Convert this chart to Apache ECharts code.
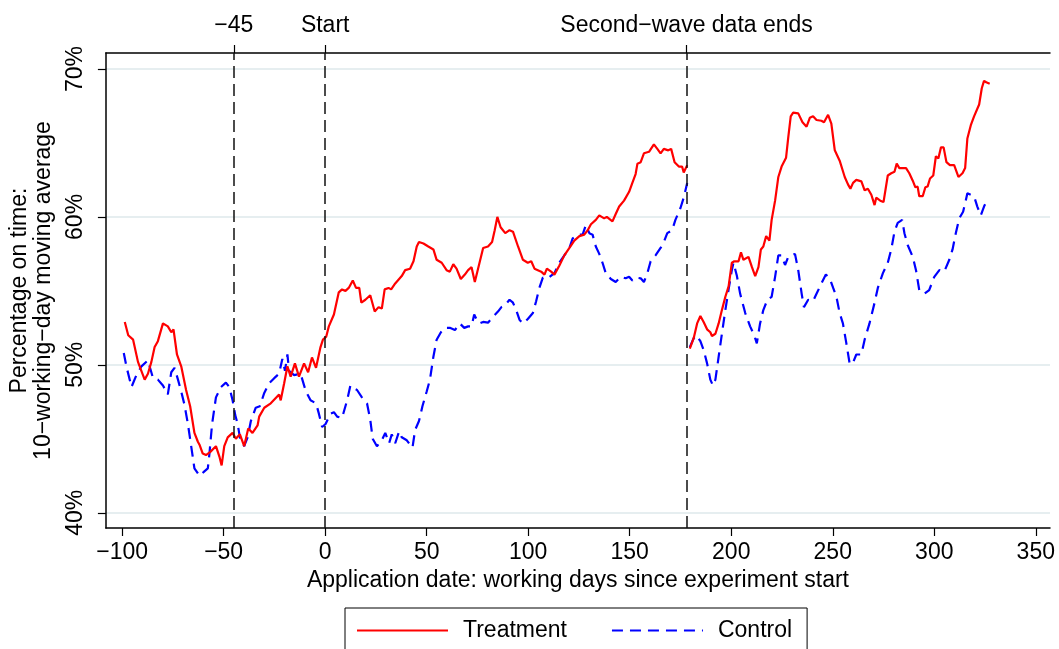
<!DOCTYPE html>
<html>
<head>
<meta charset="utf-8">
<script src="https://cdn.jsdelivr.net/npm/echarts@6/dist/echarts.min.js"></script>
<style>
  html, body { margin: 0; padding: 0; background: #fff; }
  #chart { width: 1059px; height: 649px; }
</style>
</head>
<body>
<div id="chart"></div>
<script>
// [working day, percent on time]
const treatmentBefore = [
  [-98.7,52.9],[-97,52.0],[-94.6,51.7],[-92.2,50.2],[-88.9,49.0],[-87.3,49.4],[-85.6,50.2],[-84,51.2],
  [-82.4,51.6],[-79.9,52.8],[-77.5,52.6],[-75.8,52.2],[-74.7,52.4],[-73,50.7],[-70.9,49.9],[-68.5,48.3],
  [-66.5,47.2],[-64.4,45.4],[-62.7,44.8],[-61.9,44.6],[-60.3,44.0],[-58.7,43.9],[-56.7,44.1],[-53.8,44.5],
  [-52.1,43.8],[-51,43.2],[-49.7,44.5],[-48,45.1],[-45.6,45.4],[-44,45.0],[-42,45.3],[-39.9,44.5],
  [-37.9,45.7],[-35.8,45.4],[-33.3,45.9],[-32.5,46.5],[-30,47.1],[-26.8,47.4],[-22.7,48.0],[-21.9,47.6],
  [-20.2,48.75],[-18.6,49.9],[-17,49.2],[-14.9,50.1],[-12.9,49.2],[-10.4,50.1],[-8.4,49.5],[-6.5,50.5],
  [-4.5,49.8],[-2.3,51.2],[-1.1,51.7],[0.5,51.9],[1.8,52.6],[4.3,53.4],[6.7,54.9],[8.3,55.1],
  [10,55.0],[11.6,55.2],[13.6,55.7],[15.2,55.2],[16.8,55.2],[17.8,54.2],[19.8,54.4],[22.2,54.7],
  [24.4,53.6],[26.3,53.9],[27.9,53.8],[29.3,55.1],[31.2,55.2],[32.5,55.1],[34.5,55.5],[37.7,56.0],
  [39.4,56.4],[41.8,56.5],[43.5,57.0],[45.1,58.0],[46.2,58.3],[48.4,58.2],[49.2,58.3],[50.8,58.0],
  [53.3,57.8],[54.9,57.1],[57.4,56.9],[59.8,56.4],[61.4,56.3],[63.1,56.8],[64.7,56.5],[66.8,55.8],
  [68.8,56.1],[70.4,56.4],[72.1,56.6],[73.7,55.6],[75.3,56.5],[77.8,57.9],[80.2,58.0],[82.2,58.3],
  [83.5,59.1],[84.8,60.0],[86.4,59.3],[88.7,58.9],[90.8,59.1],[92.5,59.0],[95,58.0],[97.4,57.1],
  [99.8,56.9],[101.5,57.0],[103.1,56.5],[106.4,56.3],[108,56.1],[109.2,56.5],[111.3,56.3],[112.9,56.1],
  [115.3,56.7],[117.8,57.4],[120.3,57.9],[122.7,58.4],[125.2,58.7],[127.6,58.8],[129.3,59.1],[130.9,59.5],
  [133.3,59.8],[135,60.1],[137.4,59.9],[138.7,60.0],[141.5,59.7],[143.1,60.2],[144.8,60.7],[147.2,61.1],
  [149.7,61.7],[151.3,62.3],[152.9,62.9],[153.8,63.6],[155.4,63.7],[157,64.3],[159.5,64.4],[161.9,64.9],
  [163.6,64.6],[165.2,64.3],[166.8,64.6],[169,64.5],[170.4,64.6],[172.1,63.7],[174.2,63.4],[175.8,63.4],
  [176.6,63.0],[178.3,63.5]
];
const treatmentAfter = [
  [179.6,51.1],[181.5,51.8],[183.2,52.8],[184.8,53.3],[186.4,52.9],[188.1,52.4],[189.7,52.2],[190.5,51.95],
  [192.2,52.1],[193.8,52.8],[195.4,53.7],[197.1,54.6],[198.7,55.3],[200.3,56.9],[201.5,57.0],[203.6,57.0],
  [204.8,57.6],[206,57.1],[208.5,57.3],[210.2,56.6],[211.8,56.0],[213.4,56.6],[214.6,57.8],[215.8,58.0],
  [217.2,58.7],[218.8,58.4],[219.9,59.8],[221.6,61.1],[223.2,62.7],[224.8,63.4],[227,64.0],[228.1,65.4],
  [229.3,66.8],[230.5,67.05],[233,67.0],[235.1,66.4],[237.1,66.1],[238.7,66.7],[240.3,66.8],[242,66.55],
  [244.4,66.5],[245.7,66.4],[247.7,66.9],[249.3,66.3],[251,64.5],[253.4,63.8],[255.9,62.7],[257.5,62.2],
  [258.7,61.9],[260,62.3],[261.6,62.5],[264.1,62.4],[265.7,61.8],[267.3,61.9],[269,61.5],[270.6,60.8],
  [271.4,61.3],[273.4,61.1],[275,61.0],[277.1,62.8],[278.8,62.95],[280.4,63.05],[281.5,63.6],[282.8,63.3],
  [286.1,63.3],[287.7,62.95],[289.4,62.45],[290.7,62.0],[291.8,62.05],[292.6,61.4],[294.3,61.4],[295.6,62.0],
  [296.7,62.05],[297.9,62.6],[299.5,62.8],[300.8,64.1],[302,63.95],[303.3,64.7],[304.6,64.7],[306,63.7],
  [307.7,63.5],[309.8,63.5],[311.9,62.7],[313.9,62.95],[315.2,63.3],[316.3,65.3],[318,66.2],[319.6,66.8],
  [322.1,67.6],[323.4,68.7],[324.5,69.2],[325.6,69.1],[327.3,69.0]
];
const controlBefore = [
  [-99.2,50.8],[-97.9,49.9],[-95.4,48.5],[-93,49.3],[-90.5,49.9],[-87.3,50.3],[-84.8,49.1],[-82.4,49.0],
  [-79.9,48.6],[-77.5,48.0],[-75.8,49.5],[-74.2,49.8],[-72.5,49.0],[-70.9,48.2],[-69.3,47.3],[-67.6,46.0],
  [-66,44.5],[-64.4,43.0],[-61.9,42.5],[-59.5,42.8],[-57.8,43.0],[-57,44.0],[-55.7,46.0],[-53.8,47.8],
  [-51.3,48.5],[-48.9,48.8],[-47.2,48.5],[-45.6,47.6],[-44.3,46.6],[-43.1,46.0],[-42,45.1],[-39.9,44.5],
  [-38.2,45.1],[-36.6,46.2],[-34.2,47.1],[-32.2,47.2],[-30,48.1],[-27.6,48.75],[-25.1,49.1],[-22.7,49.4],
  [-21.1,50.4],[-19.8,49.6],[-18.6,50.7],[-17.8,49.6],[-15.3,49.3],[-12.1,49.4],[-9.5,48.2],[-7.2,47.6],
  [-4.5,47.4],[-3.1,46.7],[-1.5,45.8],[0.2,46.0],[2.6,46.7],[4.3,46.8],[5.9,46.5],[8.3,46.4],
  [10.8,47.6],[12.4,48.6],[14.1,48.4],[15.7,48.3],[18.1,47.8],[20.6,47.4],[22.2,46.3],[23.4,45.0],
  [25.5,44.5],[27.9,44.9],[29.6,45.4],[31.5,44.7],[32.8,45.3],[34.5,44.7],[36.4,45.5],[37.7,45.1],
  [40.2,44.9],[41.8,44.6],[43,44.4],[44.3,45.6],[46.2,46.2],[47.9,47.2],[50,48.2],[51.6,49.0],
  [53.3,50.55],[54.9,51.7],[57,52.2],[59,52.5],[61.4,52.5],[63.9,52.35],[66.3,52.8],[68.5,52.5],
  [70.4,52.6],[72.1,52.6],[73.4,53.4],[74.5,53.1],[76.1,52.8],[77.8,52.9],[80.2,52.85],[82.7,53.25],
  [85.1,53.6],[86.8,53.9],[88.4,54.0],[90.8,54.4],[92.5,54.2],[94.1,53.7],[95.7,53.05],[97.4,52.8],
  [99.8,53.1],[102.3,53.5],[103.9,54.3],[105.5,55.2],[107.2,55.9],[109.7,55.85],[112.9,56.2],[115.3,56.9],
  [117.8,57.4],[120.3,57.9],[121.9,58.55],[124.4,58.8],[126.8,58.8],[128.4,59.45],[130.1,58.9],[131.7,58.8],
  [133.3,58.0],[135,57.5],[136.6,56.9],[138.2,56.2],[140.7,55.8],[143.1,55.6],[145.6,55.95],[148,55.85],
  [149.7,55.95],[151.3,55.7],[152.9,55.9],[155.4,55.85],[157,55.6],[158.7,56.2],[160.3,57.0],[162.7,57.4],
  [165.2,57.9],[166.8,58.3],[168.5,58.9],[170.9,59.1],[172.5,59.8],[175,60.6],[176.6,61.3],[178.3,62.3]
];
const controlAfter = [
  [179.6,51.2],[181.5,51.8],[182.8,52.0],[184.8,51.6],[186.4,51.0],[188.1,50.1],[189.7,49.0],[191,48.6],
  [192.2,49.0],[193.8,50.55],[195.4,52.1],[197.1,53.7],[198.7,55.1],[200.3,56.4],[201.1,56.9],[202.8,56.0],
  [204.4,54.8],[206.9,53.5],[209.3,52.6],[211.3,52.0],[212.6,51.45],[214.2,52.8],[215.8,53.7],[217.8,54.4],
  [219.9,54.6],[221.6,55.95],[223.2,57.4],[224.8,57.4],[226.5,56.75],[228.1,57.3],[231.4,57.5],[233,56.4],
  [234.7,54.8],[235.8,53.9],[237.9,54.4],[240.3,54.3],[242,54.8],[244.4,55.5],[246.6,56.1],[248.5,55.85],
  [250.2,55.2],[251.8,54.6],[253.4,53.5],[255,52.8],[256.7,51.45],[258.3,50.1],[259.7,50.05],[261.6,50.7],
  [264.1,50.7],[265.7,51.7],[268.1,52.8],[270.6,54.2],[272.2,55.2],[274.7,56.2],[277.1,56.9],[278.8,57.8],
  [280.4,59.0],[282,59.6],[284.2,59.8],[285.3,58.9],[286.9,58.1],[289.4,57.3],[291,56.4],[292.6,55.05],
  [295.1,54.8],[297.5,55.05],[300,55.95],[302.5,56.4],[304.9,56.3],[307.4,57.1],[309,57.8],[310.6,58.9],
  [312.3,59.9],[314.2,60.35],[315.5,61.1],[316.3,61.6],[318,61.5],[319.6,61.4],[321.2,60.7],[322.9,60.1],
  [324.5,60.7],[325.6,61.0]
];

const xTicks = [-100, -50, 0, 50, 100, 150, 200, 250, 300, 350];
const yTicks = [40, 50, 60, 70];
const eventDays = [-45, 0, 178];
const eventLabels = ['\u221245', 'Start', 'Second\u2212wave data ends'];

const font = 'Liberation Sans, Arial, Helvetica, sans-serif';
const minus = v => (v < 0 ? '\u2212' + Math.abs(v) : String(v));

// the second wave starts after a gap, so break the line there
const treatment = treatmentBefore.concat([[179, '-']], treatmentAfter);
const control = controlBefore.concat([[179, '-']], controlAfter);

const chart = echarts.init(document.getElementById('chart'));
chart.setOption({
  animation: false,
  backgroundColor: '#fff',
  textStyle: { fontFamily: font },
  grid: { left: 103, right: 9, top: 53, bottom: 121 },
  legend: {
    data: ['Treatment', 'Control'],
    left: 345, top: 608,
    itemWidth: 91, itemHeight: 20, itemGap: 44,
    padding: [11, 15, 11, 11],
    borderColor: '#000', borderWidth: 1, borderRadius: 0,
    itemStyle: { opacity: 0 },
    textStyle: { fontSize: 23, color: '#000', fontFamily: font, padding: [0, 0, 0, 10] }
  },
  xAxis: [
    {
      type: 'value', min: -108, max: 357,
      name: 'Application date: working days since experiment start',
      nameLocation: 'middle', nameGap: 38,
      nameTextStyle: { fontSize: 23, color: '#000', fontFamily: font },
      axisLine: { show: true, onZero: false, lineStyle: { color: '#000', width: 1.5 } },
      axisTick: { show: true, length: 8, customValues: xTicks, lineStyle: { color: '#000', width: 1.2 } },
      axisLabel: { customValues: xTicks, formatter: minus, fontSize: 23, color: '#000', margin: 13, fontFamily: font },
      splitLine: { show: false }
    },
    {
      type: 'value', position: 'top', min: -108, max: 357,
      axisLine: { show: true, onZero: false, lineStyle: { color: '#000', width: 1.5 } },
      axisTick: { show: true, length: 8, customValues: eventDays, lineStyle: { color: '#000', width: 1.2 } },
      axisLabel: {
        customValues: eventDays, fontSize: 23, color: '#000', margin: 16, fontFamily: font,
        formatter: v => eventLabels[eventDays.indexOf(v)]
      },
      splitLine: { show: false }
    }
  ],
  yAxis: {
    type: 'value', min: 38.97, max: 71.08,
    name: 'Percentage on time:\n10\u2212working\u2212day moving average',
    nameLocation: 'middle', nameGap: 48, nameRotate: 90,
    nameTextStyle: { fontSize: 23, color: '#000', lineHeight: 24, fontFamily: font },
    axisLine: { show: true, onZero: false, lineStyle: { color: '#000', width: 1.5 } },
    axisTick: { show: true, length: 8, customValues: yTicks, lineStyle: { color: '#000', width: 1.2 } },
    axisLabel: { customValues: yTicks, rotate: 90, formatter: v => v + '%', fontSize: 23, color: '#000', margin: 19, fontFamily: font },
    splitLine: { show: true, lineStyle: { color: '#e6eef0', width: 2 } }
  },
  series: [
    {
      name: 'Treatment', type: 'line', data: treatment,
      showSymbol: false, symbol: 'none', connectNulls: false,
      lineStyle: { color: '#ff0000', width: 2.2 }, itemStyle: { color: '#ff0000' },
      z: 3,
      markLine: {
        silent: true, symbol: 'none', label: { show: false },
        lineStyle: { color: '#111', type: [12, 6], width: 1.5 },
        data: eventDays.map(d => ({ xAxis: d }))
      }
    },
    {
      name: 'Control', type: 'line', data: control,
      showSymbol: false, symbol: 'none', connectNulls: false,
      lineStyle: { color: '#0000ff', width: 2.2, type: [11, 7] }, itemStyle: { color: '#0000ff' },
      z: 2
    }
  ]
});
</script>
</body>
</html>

• • •

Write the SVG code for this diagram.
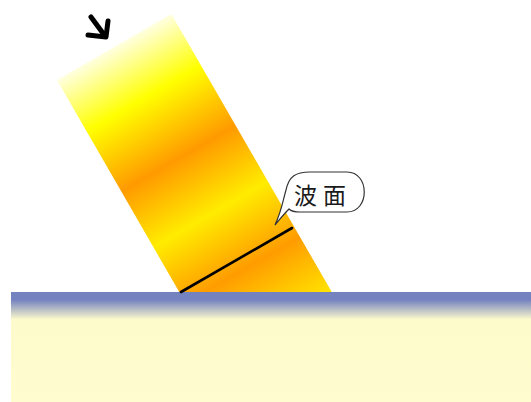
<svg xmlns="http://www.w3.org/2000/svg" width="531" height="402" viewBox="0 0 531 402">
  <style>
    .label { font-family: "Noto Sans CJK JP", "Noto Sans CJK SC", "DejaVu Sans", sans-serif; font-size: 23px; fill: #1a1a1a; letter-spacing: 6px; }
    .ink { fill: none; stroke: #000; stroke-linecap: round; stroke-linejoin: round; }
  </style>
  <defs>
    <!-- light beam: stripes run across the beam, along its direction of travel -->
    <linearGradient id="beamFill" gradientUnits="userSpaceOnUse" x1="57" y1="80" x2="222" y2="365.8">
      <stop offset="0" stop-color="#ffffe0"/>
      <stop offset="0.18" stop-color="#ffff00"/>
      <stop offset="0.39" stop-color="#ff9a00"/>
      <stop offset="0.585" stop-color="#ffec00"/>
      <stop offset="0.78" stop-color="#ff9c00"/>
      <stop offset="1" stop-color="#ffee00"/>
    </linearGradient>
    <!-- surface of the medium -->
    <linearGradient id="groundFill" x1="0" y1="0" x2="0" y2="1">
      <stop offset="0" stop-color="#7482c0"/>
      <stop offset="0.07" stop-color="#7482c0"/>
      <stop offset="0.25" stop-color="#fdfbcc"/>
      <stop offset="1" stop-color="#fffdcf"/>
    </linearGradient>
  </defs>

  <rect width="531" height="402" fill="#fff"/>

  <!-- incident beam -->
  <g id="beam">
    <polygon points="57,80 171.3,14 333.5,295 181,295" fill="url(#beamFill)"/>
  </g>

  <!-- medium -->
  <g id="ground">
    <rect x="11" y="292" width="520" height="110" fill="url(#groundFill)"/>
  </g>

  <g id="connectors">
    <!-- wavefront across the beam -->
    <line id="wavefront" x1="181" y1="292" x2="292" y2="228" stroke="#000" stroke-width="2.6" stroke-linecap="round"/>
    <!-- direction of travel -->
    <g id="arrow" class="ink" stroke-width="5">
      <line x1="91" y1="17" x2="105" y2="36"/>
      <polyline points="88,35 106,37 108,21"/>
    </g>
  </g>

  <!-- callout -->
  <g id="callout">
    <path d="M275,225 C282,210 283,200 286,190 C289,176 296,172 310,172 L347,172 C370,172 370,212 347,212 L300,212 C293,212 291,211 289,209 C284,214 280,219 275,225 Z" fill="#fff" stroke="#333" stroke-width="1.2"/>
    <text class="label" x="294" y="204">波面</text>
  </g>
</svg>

• • •

Above are lines of data; state how many of them contain the word "this", with no other output.

2